About Charles E. Bassett
Profie photo: The "Dodge City Peace Commission" June 1883. Bassett is at far left, in a white coat. From left to right, standing: W.H. Harris, Luke Short, Bat Masterson, W.F. Petillon. Seated: Charlie Bassett, Wyatt Earp, Frank McLain and Neal Brown.
Charles Bassett (c.1847–1896) was a lawman and saloon keeper associated with the early days of Dodge City in the American Old West.
Charles E. Bassett was born in New Bedford, Massachusetts, on October 30, 1847 to Benjamin Bassett and Julia (née Norton) Bassett.
Early life, career as a lawman
Bassett was born in New Bedford, Massachusetts. He enlisted in "Company I, 213th Regiment of Pennsylvania" on February 14, 1865. He fought for the Union Army during the American Civil War. Shortly after the war ended, Bassett migrated west, and eventually became the county Sheriff in Ford County, Kansas, serving with Bat Masterson, who was his under-sheriff. He received notoriety during his pursuit of outlaw Sam Bass following the latters robbery of a Union Pacific train in Big Springs, Nebraska. A local law prevented a sheriff from serving three consecutive terms, so Bat Masterson replaced him in that position, then appointed Bassett his under-sheriff.
When Ford County was formed, Dodge City was selected as the county seat. On June 5, 1873, Charles E. Bassett was elected the first Sheriff of Ford County. When Ed Masterson, brother to Bat, was killed in a shooting in Dodge City, Kansas in April 1878, Bassett became the new Dodge City Marshal. His reputation quickly grew. During that same year, outlaw James (Spike) Kenedy killed a woman named Dora Hand, who went by the stage name of Fannie Keenan. Bassett pursued and captured Kenedy. Following that incident, he apprehended Frank Loving for the killing of Levi Richardson, during a gunfight that Richardson started. During that time both Wyatt Earp and Wyatt's older brother James worked as deputies for him.

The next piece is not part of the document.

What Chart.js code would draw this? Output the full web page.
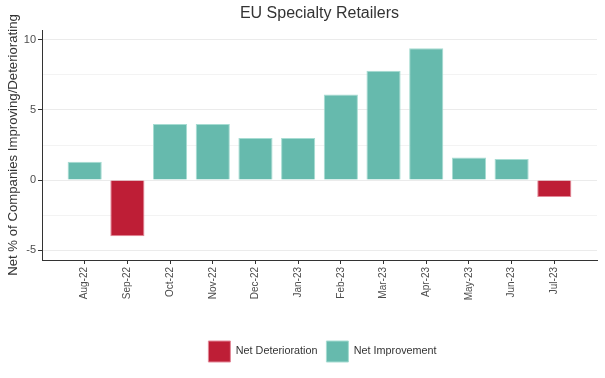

In November, 1879, Bassett resigned and moved west to New Mexico, where he worked as a guard for Adams Express Company. He was replaced in Dodge City by another of Bat Masterson's brothers, James Masterson, who had worked as a deputy for him. In 1880 Bassett mined for gold in and around Montana, eventually returning to Kansas. In 1883, he returned to Dodge City with several notable gunfighter friends, including Wyatt Earp, Bat Masterson, Doc Holliday, M. F. McClain, Neil Brown, and W. F. Petillion, to support their friend, gunfighter and saloon owner, Luke Short, in a dispute with a local politician. This became known as the Dodge City War.
Bassett worked in and owned several saloons in his later years, until his death by natural causes in Hot Springs, Kansas.